ST. LOUIS — A breakaway Catholic church that stood up to three Catholic bishops, weathered a decade-long legal fight and embraced doctrine far afield from its Roman roots is now on the verge of becoming a parish in the Episcopal Church.
Missouri Episcopal Bishop George Wayne Smith said St. Stanislaus Kostka Church may be “coming into union” with his diocese. Under such an arrangement, Smith said, the historically Polish church would have the flexibility to retain its own rites.
“I know that given St. Stanislaus’ rich heritage, the ability to retain their cherished Polish identity, along with practices and rites are surely an important matter,” Smith wrote in a letter to his clergy. “Alternately of course, St. Stanislaus could also choose any or all the liturgies available to the Episcopal Church.”
In February, the Roman Catholic Archdiocese of St. Louis dropped its appeal of a 2012 court decision that handed over control of St. Stanislaus to its own lay board, ending a decade-long legal battle between the church and the archdiocese.
For years the archdiocese had asserted control over the buildings and staff of St. Stanislaus, but the parish’s unusual charter gave power to an elected lay board of directors. Ultimately, a court said that “the Archbishop may own the souls of wayward St. Stanislaus parishioners, but the St. Stanislaus Parish Corporation owns its own property.”
As part of the agreement, St. Stanislaus agreed to abstain from representing itself as affiliated with the Roman Catholic Church.
The Rev. Marek Bozek, the former Catholic priest who has led St. Stanislaus since parishioners hired him in 2005, was unavailable for comment, but in a letter posted on the parish’s website, he makes reference to the issue — posting a photo of Smith’s visit last month to the church to meet with parishioners.
Bozek said the church has been “struggling to survive without a bishop for over nine years.”
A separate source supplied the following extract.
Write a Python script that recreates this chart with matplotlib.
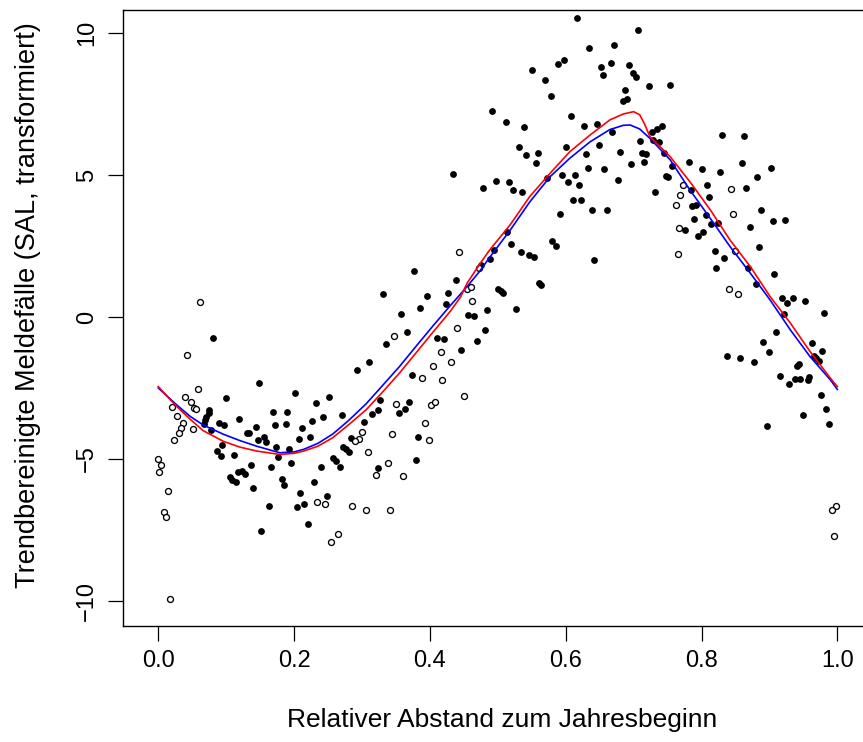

“One cannot be a Catholic without having a bishop,” he continued. “It is my hope that by the time this process is completed, we, St. Stanislaus Parish, will have a caring and wise bishop and that we will be a part of a diocese.”
Bozek said in the letter that clergy representing other faith groups — the Ecumenical Diocese of America, the Ecumenical Catholic Communion and the Polish National Catholic Church — would be visiting the church throughout the rest of the year to discuss its future.
Ida McNab, 72, who has attended at St. Stanislaus for five years, said she and her husband had been “mulling over” the changes that Bozek is proposing.
“I was brought up Catholic, but I’ve been to Episcopal churches, and I think it’s very much like the Catholic church,” she said. “I love Father Marek, and I’ve said I’d like to stay with St. Stanislaus no matter what. . If the Mass stays pretty much the same and the teaching stays pretty much the same, I think we will stay.”
The Episcopal Church, with about 2.3 million members, is the U.S. branch of the 77 million-member Anglican Communion, with roots in the Church of England. The Roman Catholic church claims 1 billion members.
Smith was unavailable for further comment, but in his letter, he said the laws of the Episcopal Church allow a Christian congregation that holds to “the Catholic creeds” and recognizes “the Scriptures as containing all things necessary to salvation” to affiliate with the Episcopal Church while retaining its own rite.
Since its separation from the St. Louis Archdiocese over money, property and control, St. Stanislaus has moved even further from Roman Catholic teaching under Bozek, who was excommunicated by former St. Louis Archbishop Raymond Burke and later defrocked by Pope Benedict XVI.
On its website, St. Stanislaus says “those entering into second marriages, those experiencing religious differences with some churches, and others will find openness and acceptance here.”
The archdiocese issued a statement that declined to weigh in on the possibility of the Polish church’s affiliation with the Episcopal Diocese of Missouri.
“The congregation of St. Stanislaus has not been Roman Catholic for some time,” said spokeswoman Angela Shelton. “The Archdiocese of St. Louis has no comment on the internal affairs of another church.”